Add a regularizer term to the reconstruction loss.

You will likely find many VAE implementations around the web. Feel free to use these for “inspiration”, but make sure you understand what you are doing!

Depending on the details of the data, loss function etc. you might need to scale down the regularizer significantly (by multiplying with a number much smaller than 1) to achieve any learning at all. A typical sign of “overregularization” is when all reconstructions look the same.

Train your VAE and generate some samples, perhaps trying out multiple architectures and datasets. Think about the following issues:

In case you ran into the aforementioned problem and your VAE refused to reconstruct anything, forcing you to tone down the regularizer: Why do you think this happens? Even if you don’t run into this issue, think about why the VAE regularization might be a particularly troublesome one.
How can you check whether the regularization was “successful”? Try your method of choice on your own model(s).
Compare VAE reconstructions with those of a normal autoencoder. They will likely be significantly more blurry. Why does this happen? Aside from that, why is blurriness already an issue in “normal” AEs?

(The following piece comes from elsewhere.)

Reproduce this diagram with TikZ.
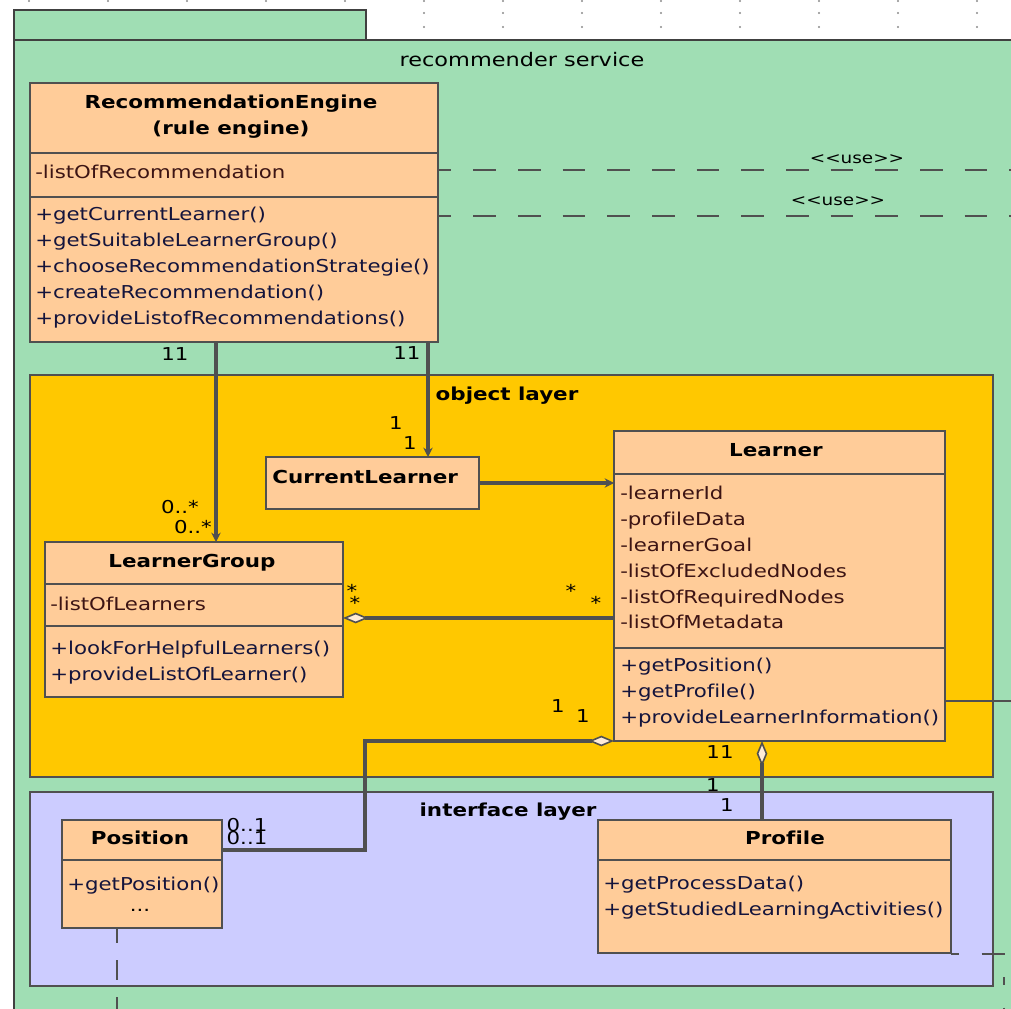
\documentclass[tikz,border=0pt]{standalone}
\usepackage{fontspec}
\setmainfont{DejaVu Sans}[FakeStretch=1.2, Ligatures=NoCommon]
\usetikzlibrary{arrows.meta,fit}
\definecolor{pkggreen}{RGB}{160,222,180}
\definecolor{objorange}{RGB}{255,200,0}
\definecolor{intlav}{RGB}{204,204,255}
\definecolor{clsfill}{RGB}{255,204,153}
\definecolor{lncol}{RGB}{80,80,80}
\definecolor{attrcol}{RGB}{60,20,20}
\definecolor{methcol}{RGB}{20,20,60}
\newcommand\bodyfont{\fontsize{13.3}{15}\selectfont}
\newcommand\headfont{\fontsize{13.4}{15}\selectfont\bfseries}
\begin{document}
\begin{tikzpicture}[x=0.75pt,y=-0.75pt,
  cls/.style={draw=lncol, fill=clsfill, line width=1.6pt, inner sep=0pt, outer sep=0pt},
  layer/.style={draw=lncol, line width=1.5pt, inner sep=0pt, outer sep=0pt},
  txt/.style={anchor=west, inner sep=0pt, text height=9.6pt, text depth=0pt, font=\bodyfont},
  attr/.style={txt, text=attrcol},
  meth/.style={txt, text=methcol},
  head/.style={anchor=center, inner sep=0pt, text height=9.8pt, text depth=0pt, font=\headfont},
  mult/.style={anchor=center, inner sep=0pt, text height=9.6pt, text depth=0pt, font=\bodyfont},
  sep/.style={draw=lncol, line width=1.4pt},
  conn/.style={draw=lncol, line width=2.3pt},
  arr/.style={conn, -{Stealth[length=7pt, width=7pt]}},
  dia/.style={conn, {Diamond[open, length=19pt, width=8pt, line width=1.2pt, fill=clsfill!40]}-},
  dep/.style={draw=lncol, line width=1.4pt, dash pattern=on 17pt off 16.5pt},
  dot/.style={fill=black!45}
]
\useasboundingbox (0,0) rectangle (1011,1009);
\fill[white] (0,0) rectangle (1011,1009);
% grid dots
\foreach \k in {0,...,12} {\fill[dot] ({29+79*\k},1) circle (0.8pt);}
\foreach \k in {5,...,12} {\fill[dot] ({29+79*\k},13) circle (0.8pt); \fill[dot] ({29+79*\k},27) circle (0.8pt);}
% package
\fill[pkggreen] (14,40) rectangle (1011,1009);
\draw[draw=black!75, line width=2.2pt, fill=pkggreen] (14,40) -- (14,10) -- (366,10) -- (366,40);
\draw[draw=black!75, line width=2.2pt] (14,1009) -- (14,40) -- (1011,40);
\node[anchor=center, inner sep=0pt, font=\fontsize{14}{16}\selectfont] (pkgname) at (522,60) {recommender service};
% layers
\node[layer, fill=objorange, fit={(30,375) (993,777)}] (objlayer) {};
\node[head] (objlabel) at (507,394) {object layer};
\node[layer, fill=intlav, fit={(30,792) (993,986)}] (intlayer) {};
\node[head] (intlabel) at (508,810) {interface layer};
% RecommendationEngine
\node[cls, fit={(30,83) (438,342)}] (re) {};
\node[head] (ren1) at (231,102) {RecommendationEngine};
\node[head] (ren2) at (231,128) {(rule engine)};
\draw[sep] (30,153) -- (438,153);
\draw[sep] (30,197) -- (438,197);
\node[attr] (rea1) at (35,172) {-listOfRecommendation};
\node[meth] (rem1) at (35,214) {+getCurrentLearner()};
\node[meth] (rem2) at (35,240) {+getSuitableLearnerGroup()};
\node[meth] (rem3) at (35,266) {+chooseRecommendationStrategie()};
\node[meth] (rem4) at (35,292) {+createRecommendation()};
\node[meth] (rem5) at (35,318) {+provideListofRecommendations()};
% CurrentLearner
\node[cls, fit={(266,457) (479,509)}] (cl) {};
\node[head, anchor=west, text height=9.8pt] (cln) at (272,477) {CurrentLearner};
% Learner
\node[cls, fit={(614,431) (945,741)}] (le) {};
\node[head] (len) at (776,450) {Learner};
\draw[sep] (614,474) -- (945,474);
\draw[sep] (614,648) -- (945,648);
\node[attr] (lea1) at (620,493) {-learnerId};
\node[attr] (lea2) at (620,519) {-profileData};
\node[attr] (lea3) at (620,545) {-learnerGoal};
\node[attr] (lea4) at (620,571) {-listOfExcludedNodes};
\node[attr] (lea5) at (620,597) {-listOfRequiredNodes};
\node[attr] (lea6) at (620,622) {-listOfMetadata};
\node[meth] (lem1) at (620,665) {+getPosition()};
\node[meth] (lem2) at (620,691) {+getProfile()};
\node[meth] (lem3) at (620,717) {+provideLearnerInformation()};
% LearnerGroup
\node[cls, fit={(45,542) (343,697)}] (lg) {};
\node[head] (lgn) at (192,561) {LearnerGroup};
\draw[sep] (45,584) -- (343,584);
\draw[sep] (45,626) -- (343,626);
\node[attr] (lga1) at (50,604) {-listOfLearners};
\node[meth] (lgm1) at (50,648) {+lookForHelpfulLearners()};
\node[meth] (lgm2) at (50,674) {+provideListOfLearner()};
% Position
\node[cls, fit={(62,820) (222,928)}] (po) {};
\node[head] (pon) at (140,838) {Position};
\draw[sep] (62,860) -- (222,860);
\node[meth] (pom1) at (67,884) {+getPosition()};
\node[mult] (pom2) at (140,905) {...};
% Profile
\node[cls, fit={(598,820) (951,953)}] (pr) {};
\node[head] (prn) at (785,838) {Profile};
\draw[sep] (598,860) -- (951,860);
\node[meth] (prm1) at (603,883) {+getProcessData()};
\node[meth] (prm2) at (603,909) {+getStudiedLearningActivities()};
% coordinates
\coordinate (reA) at (216,342);
\coordinate (lgA) at (216,542);
\coordinate (reB) at (428,342);
\coordinate (clB) at (428,457);
\coordinate (clC) at (479,483);
\coordinate (leC) at (614,483);
\coordinate (leD) at (614,618);
\coordinate (lgD) at (343,618);
\coordinate (leE) at (614,741);
\coordinate (poE) at (222,850);
\coordinate (leF) at (762,741);
\coordinate (prF) at (762,820);
\coordinate (leG) at (945,701);
\coordinate (outG) at (1011,701);
\coordinate (useA) at (438,170);
\coordinate (useAo) at (1011,170);
\coordinate (useB) at (438,216);
\coordinate (useBo) at (1011,216);
\coordinate (poH) at (117,928);
\coordinate (poHo) at (117,1009);
\coordinate (prI) at (951,954);
\coordinate (prIc) at (1004,954);
\coordinate (prIo) at (1004,1009);
% connectors
\draw[arr] (reA) -- (lgA);
\draw[arr] (reB) -- (clB);
\draw[arr] (clC) -- (leC);
\draw[dia] (lgD) -- (leD);
\draw[dia] (leE) -- (365,741) -- (365,850) -- (poE);
\draw[dia] (leF) -- (prF);
\draw[draw=lncol, line width=0.9pt] (leG) -- (outG);
\draw[dep, dash phase=7pt] (useA) -- (useAo);
\draw[dep, dash phase=7pt] (useB) -- (useBo);
\draw[dep, dash pattern=on 15pt off 13pt, dash phase=4pt] (poH) -- (poHo);
\draw[dep, dash pattern=on 6pt off 17pt on 17pt off 17pt] (prI) -- (prIc) -- (prIo);
% labels
\node[mult, font=\fontsize{11.5}{13}\selectfont] (use1) at (857,157) {<{}<use>{}>};
\node[mult, font=\fontsize{11.5}{13}\selectfont] (use2) at (838,199) {<{}<use>{}>};
\node[mult] (m1) at (175,354) {11};
\node[mult] (m2) at (180,507) {0..*};
\node[mult] (m3) at (193,527) {0..*};
\node[mult] (m4) at (407,353) {11};
\node[mult] (m5) at (396,423) {1};
\node[mult] (m6) at (410,443) {1};
\node[mult] (m7) at (352,591) {*};
\node[mult] (m8) at (355,603) {*};
\node[mult] (m9) at (571,591) {*};
\node[mult] (m10) at (596,603) {*};
\node[mult] (m11) at (558,706) {1};
\node[mult] (m12) at (583,716) {1};
\node[mult] (m13) at (247,825) {0..1};
\node[mult] (m14) at (247,838) {0..1};
\node[mult] (m15) at (720,752) {11};
\node[mult] (m16) at (713,785) {1};
\node[mult] (m17) at (727,805) {1};
\end{tikzpicture}
\end{document}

Density Estimation Using Parzen Windows

Sometimes you might be wondering how to evaluate a generative model. Evaluating whatever loss function you trained with might be a start, but it is often not very informative. Also, this precludes comparison between different frameworks (e.g. RBMs vs VAEs). Looking at samples is cumbersome and highly subjective. An objective measure of the “goodness of fit” of the model would be nice. One attempt at such a measure uses kernel density estimation, in particular the method of Parzen Windows. Read this short doc for a simple explanation of the method. If you prefer a more detailed explanation, check this one. You can use Parzen windows to evaluate your models as follows:

The quantity we want to estimate is the likelihood of the test set given the model. The higher this is, the better we assume our model to be.
Take an arbitrary number of samples from your model (a common number is 10000, actually recommended is much more; start with less for debugging).
Choose some kernel. A Gaussian kernel is the standard choice. You can start with a uniform one (a “hypercube”) but you are likely to get rather useless results, in particular using MNIST. Why do you think this is?
For each element of the test set (of whichever dataset you are using), compute the Parzen estimate of the probability, using the aforementioned samples to provide the kernels. Since the data is very high-dimensional, you will likely run into numerical issues already when trying to compute a single probability. In this case, use log probabilities instead. You should try to implement this yourself, but if you get stuck there might be something in utils.math in the course repo to help you.
The test set likelihood would be the product of all individual probabilities. Since this will definitely cause numerical issues, it is customary to compute the log-likelihood instead by summing over all the log probabilities.
You will usually need to choose some width parameter for the kernel (e.g. variance for the Gaussian kernel). This is usually chosen such that the log-likelihood is maximized. If you want to do this properly, you should put aside a separate validation set and choose the variance to maximize the likelihood on here, then report the value on the test set with this variance. If you’re short on time, just try to maximize it on the test set directly , but don’t tell anyone you did this.
Evaluate at least two different models and compare results. These could be two VAEs, or an RBM and a VAE, or any other generative model. You could also construct one of the models to perform badly on purpose and see whether the Parzen estimate agrees.
Have a look at this paper and immediately forget all of this.